These organisms and their byproducts slowly sink
from the surface, decomposing along the way and
carrying
nutrients to the deep ocean. Until now, it has not been clear how the
surface becomes replenished with the nutrients that seemed lost to the
deep ocean.
Previous research has shown that ocean water does not mix well across
layers of equal density, which are mostly oriented horizontally in the
ocean. Once the organic matter sinks to the abyss, it takes a long time
for nutrients to cross the layers and return to the surface. Without a
mechanism to bring deep water back to the surface, the oceans would lose
about one-fiftieth of their nutrients to this sinking process each year,
Sarmiento said.
Sarmiento and colleagues identified what amounts to an enormous conveyor
belt that carries nutrient-rich seawater southward in the deep ocean,
brings it to the surface in the Antarctic Ocean where the density layer
barrier is weak and ships it north. The water sinks again in the Northern
Hemisphere and starts over.

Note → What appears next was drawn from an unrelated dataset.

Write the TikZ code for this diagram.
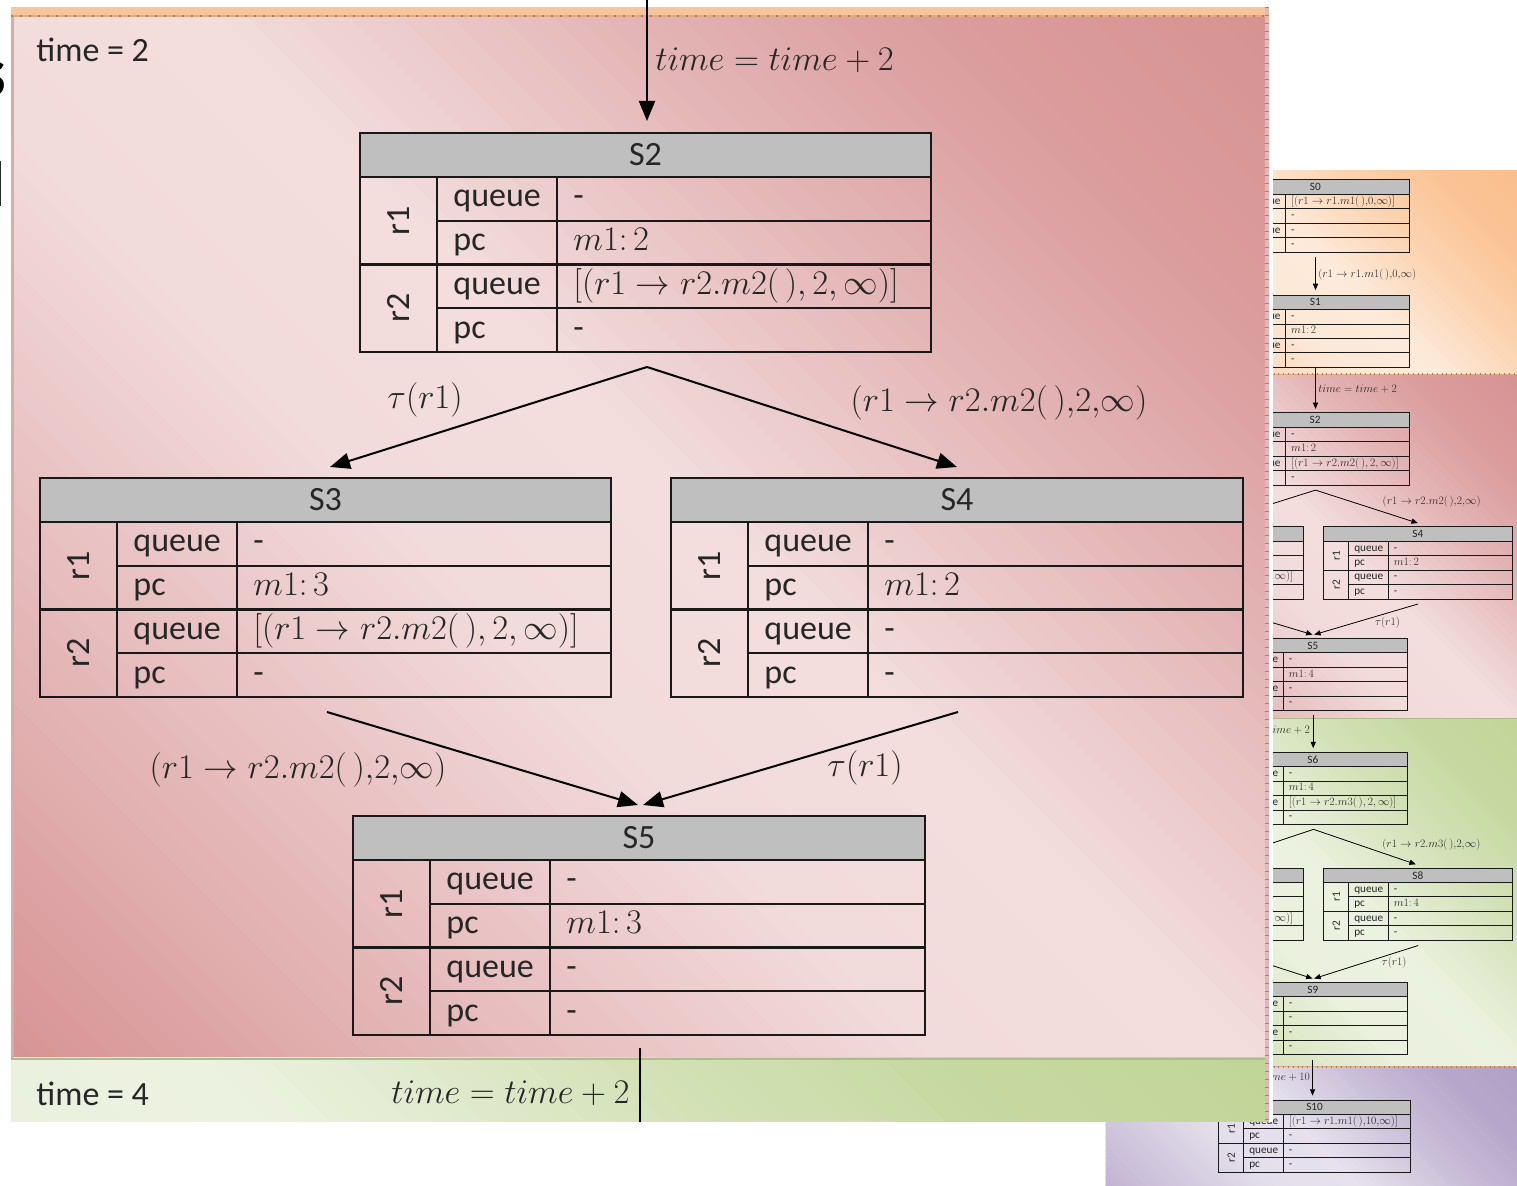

The researchers discovered a chemical signature
(the presence of high nitrate and low silicate levels) that is unique
to this nutrient carrier, which is called the Subantarctic Mode Water,
and used it to trace the influence of this water in surface waters around
the world.
"It is really quite amazing," said Sarmiento. "I
had no idea of the extent of its influence."
The SAMW is responsible for feeding nearly all the world's oceans, except
for the North Pacific, which is resupplied with nutrients through another
circulation pattern, the researchers found.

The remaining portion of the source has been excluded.